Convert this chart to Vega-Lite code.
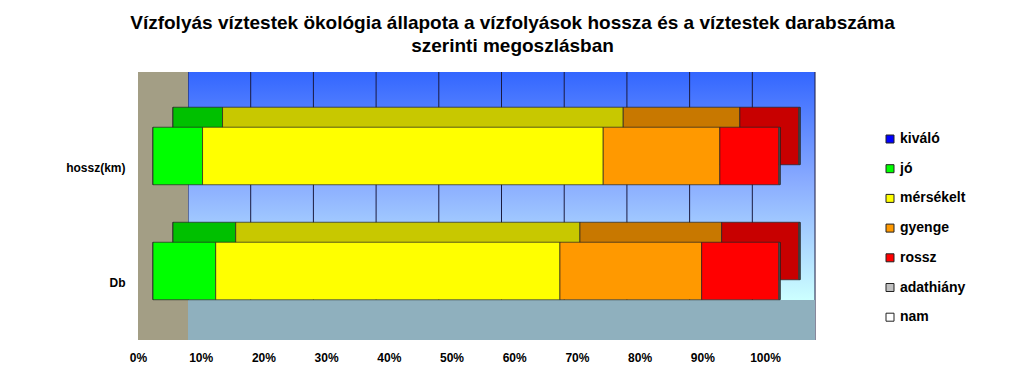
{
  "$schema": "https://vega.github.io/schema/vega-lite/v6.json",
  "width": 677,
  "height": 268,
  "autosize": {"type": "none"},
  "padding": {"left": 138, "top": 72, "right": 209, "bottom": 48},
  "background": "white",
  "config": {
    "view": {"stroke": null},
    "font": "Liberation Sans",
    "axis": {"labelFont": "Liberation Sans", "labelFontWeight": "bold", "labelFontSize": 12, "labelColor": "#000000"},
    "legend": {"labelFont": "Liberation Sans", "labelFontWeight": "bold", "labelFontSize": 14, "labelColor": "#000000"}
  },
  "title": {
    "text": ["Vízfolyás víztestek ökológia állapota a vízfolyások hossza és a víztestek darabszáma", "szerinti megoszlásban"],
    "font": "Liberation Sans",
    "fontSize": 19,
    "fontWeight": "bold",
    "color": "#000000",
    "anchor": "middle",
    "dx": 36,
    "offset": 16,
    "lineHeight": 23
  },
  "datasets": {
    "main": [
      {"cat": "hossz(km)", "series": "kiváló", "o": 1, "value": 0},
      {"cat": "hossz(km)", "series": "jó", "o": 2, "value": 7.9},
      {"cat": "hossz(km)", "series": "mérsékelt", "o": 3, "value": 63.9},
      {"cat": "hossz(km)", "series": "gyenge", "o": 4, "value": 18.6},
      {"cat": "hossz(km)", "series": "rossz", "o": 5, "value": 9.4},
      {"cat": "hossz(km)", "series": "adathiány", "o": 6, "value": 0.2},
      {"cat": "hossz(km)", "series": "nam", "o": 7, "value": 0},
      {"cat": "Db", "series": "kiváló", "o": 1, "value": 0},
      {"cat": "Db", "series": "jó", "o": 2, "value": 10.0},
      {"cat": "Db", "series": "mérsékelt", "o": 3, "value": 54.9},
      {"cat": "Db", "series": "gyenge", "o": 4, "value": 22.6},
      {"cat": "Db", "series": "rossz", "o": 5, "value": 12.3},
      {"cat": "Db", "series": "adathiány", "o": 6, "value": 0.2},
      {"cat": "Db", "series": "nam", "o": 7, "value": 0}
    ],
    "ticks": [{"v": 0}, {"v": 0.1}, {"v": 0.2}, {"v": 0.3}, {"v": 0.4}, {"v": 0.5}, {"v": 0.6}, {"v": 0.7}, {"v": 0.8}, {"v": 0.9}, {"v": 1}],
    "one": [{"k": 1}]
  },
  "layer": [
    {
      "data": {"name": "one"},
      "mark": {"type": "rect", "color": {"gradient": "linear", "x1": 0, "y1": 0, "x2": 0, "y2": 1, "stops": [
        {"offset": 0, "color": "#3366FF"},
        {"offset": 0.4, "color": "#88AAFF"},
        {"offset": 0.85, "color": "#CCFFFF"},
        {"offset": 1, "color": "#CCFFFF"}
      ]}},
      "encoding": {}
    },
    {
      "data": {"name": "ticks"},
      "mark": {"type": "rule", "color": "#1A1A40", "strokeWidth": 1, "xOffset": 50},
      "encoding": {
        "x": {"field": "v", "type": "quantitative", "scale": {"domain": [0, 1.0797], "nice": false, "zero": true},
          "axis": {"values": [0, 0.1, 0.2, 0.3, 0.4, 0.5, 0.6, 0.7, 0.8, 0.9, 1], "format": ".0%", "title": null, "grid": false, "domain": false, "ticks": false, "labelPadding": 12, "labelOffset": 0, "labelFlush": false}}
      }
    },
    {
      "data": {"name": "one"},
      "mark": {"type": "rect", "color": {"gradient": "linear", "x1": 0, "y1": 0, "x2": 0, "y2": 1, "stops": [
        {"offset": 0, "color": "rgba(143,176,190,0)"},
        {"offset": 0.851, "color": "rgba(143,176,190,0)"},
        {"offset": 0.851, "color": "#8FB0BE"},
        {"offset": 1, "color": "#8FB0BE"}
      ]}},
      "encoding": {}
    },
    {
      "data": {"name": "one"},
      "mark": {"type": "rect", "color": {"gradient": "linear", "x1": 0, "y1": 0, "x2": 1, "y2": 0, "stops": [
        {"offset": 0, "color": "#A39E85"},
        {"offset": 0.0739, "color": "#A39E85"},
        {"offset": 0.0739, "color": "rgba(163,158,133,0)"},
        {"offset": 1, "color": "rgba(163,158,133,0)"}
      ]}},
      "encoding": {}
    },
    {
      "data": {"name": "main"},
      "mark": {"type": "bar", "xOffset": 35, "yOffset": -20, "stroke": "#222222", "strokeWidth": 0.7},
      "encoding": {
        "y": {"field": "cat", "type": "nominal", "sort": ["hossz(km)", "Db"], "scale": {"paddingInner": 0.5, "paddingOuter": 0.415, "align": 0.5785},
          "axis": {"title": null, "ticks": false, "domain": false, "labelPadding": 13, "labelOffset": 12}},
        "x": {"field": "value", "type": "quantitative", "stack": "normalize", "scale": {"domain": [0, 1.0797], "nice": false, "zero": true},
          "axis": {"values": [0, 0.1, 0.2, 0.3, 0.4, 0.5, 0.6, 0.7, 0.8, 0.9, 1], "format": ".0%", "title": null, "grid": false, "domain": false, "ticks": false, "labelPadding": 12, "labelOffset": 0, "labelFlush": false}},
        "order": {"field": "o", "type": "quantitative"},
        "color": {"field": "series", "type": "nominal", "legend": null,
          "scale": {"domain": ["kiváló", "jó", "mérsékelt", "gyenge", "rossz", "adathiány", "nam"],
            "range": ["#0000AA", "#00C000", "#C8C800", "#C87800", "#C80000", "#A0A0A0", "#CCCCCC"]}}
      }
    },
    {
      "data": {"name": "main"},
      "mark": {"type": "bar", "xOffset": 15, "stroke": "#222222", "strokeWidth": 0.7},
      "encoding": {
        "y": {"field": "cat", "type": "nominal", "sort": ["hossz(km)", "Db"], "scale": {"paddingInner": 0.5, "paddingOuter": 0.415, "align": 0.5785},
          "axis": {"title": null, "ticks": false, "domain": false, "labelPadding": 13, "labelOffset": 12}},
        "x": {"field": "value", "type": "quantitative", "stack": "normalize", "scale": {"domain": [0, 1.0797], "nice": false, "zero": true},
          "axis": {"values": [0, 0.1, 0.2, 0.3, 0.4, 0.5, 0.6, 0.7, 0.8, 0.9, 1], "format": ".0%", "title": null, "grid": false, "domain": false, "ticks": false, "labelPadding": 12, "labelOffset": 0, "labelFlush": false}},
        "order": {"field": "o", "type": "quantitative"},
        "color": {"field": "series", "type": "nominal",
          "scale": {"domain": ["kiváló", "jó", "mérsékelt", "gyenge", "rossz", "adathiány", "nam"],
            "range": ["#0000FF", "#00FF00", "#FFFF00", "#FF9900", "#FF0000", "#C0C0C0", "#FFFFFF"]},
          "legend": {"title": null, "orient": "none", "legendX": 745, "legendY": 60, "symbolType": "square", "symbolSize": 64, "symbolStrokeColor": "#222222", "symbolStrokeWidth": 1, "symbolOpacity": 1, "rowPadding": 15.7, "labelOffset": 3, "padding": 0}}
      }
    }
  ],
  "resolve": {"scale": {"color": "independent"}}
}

### Directive
Exclude the pictures. Write out the remaining data exactly.

### Exercise result
Convert this chart to Vega-Lite code.
{
  "$schema": "https://vega.github.io/schema/vega-lite/v6.json",
  "width": 677,
  "height": 268,
  "autosize": {"type": "none"},
  "padding": {"left": 138, "top": 72, "right": 209, "bottom": 48},
  "background": "white",
  "config": {
    "view": {"stroke": null},
    "font": "Liberation Sans",
    "axis": {"labelFont": "Liberation Sans", "labelFontWeight": "bold", "labelFontSize": 12, "labelColor": "#000000"},
    "legend": {"labelFont": "Liberation Sans", "labelFontWeight": "bold", "labelFontSize": 14, "labelColor": "#000000"}
  },
  "title": {
    "text": ["Vízfolyás víztestek ökológia állapota a vízfolyások hossza és a víztestek darabszáma", "szerinti megoszlásban"],
    "font": "Liberation Sans",
    "fontSize": 19,
    "fontWeight": "bold",
    "color": "#000000",
    "anchor": "middle",
    "dx": 36,
    "offset": 16,
    "lineHeight": 23
  },
  "datasets": {
    "main": [
      {"cat": "hossz(km)", "series": "kiváló", "o": 1, "value": 0},
      {"cat": "hossz(km)", "series": "jó", "o": 2, "value": 7.9},
      {"cat": "hossz(km)", "series": "mérsékelt", "o": 3, "value": 63.9},
      {"cat": "hossz(km)", "series": "gyenge", "o": 4, "value": 18.6},
      {"cat": "hossz(km)", "series": "rossz", "o": 5, "value": 9.4},
      {"cat": "hossz(km)", "series": "adathiány", "o": 6, "value": 0.2},
      {"cat": "hossz(km)", "series": "nam", "o": 7, "value": 0},
      {"cat": "Db", "series": "kiváló", "o": 1, "value": 0},
      {"cat": "Db", "series": "jó", "o": 2, "value": 10.0},
      {"cat": "Db", "series": "mérsékelt", "o": 3, "value": 54.9},
      {"cat": "Db", "series": "gyenge", "o": 4, "value": 22.6},
      {"cat": "Db", "series": "rossz", "o": 5, "value": 12.3},
      {"cat": "Db", "series": "adathiány", "o": 6, "value": 0.2},
      {"cat": "Db", "series": "nam", "o": 7, "value": 0}
    ],
    "ticks": [{"v": 0}, {"v": 0.1}, {"v": 0.2}, {"v": 0.3}, {"v": 0.4}, {"v": 0.5}, {"v": 0.6}, {"v": 0.7}, {"v": 0.8}, {"v": 0.9}, {"v": 1}],
    "one": [{"k": 1}]
  },
  "layer": [
    {
      "data": {"name": "one"},
      "mark": {"type": "rect", "color": {"gradient": "linear", "x1": 0, "y1": 0, "x2": 0, "y2": 1, "stops": [
        {"offset": 0, "color": "#3366FF"},
        {"offset": 0.4, "color": "#88AAFF"},
        {"offset": 0.85, "color": "#CCFFFF"},
        {"offset": 1, "color": "#CCFFFF"}
      ]}},
      "encoding": {}
    },
    {
      "data": {"name": "ticks"},
      "mark": {"type": "rule", "color": "#1A1A40", "strokeWidth": 1, "xOffset": 50},
      "encoding": {
        "x": {"field": "v", "type": "quantitative", "scale": {"domain": [0, 1.0797], "nice": false, "zero": true},
          "axis": {"values": [0, 0.1, 0.2, 0.3, 0.4, 0.5, 0.6, 0.7, 0.8, 0.9, 1], "format": ".0%", "title": null, "grid": false, "domain": false, "ticks": false, "labelPadding": 12, "labelOffset": 0, "labelFlush": false}}
      }
    },
    {
      "data": {"name": "one"},
      "mark": {"type": "rect", "color": {"gradient": "linear", "x1": 0, "y1": 0, "x2": 0, "y2": 1, "stops": [
        {"offset": 0, "color": "rgba(143,176,190,0)"},
        {"offset": 0.851, "color": "rgba(143,176,190,0)"},
        {"offset": 0.851, "color": "#8FB0BE"},
        {"offset": 1, "color": "#8FB0BE"}
      ]}},
      "encoding": {}
    },
    {
      "data": {"name": "one"},
      "mark": {"type": "rect", "color": {"gradient": "linear", "x1": 0, "y1": 0, "x2": 1, "y2": 0, "stops": [
        {"offset": 0, "color": "#A39E85"},
        {"offset": 0.0739, "color": "#A39E85"},
        {"offset": 0.0739, "color": "rgba(163,158,133,0)"},
        {"offset": 1, "color": "rgba(163,158,133,0)"}
      ]}},
      "encoding": {}
    },
    {
      "data": {"name": "main"},
      "mark": {"type": "bar", "xOffset": 35, "yOffset": -20, "stroke": "#222222", "strokeWidth": 0.7},
      "encoding": {
        "y": {"field": "cat", "type": "nominal", "sort": ["hossz(km)", "Db"], "scale": {"paddingInner": 0.5, "paddingOuter": 0.415, "align": 0.5785},
          "axis": {"title": null, "ticks": false, "domain": false, "labelPadding": 13, "labelOffset": 12}},
        "x": {"field": "value", "type": "quantitative", "stack": "normalize", "scale": {"domain": [0, 1.0797], "nice": false, "zero": true},
          "axis": {"values": [0, 0.1, 0.2, 0.3, 0.4, 0.5, 0.6, 0.7, 0.8, 0.9, 1], "format": ".0%", "title": null, "grid": false, "domain": false, "ticks": false, "labelPadding": 12, "labelOffset": 0, "labelFlush": false}},
        "order": {"field": "o", "type": "quantitative"},
        "color": {"field": "series", "type": "nominal", "legend": null,
          "scale": {"domain": ["kiváló", "jó", "mérsékelt", "gyenge", "rossz", "adathiány", "nam"],
            "range": ["#0000AA", "#00C000", "#C8C800", "#C87800", "#C80000", "#A0A0A0", "#CCCCCC"]}}
      }
    },
    {
      "data": {"name": "main"},
      "mark": {"type": "bar", "xOffset": 15, "stroke": "#222222", "strokeWidth": 0.7},
      "encoding": {
        "y": {"field": "cat", "type": "nominal", "sort": ["hossz(km)", "Db"], "scale": {"paddingInner": 0.5, "paddingOuter": 0.415, "align": 0.5785},
          "axis": {"title": null, "ticks": false, "domain": false, "labelPadding": 13, "labelOffset": 12}},
        "x": {"field": "value", "type": "quantitative", "stack": "normalize", "scale": {"domain": [0, 1.0797], "nice": false, "zero": true},
          "axis": {"values": [0, 0.1, 0.2, 0.3, 0.4, 0.5, 0.6, 0.7, 0.8, 0.9, 1], "format": ".0%", "title": null, "grid": false, "domain": false, "ticks": false, "labelPadding": 12, "labelOffset": 0, "labelFlush": false}},
        "order": {"field": "o", "type": "quantitative"},
        "color": {"field": "series", "type": "nominal",
          "scale": {"domain": ["kiváló", "jó", "mérsékelt", "gyenge", "rossz", "adathiány", "nam"],
            "range": ["#0000FF", "#00FF00", "#FFFF00", "#FF9900", "#FF0000", "#C0C0C0", "#FFFFFF"]},
          "legend": {"title": null, "orient": "none", "legendX": 745, "legendY": 60, "symbolType": "square", "symbolSize": 64, "symbolStrokeColor": "#222222", "symbolStrokeWidth": 1, "symbolOpacity": 1, "rowPadding": 15.7, "labelOffset": 3, "padding": 0}}
      }
    }
  ],
  "resolve": {"scale": {"color": "independent"}}
}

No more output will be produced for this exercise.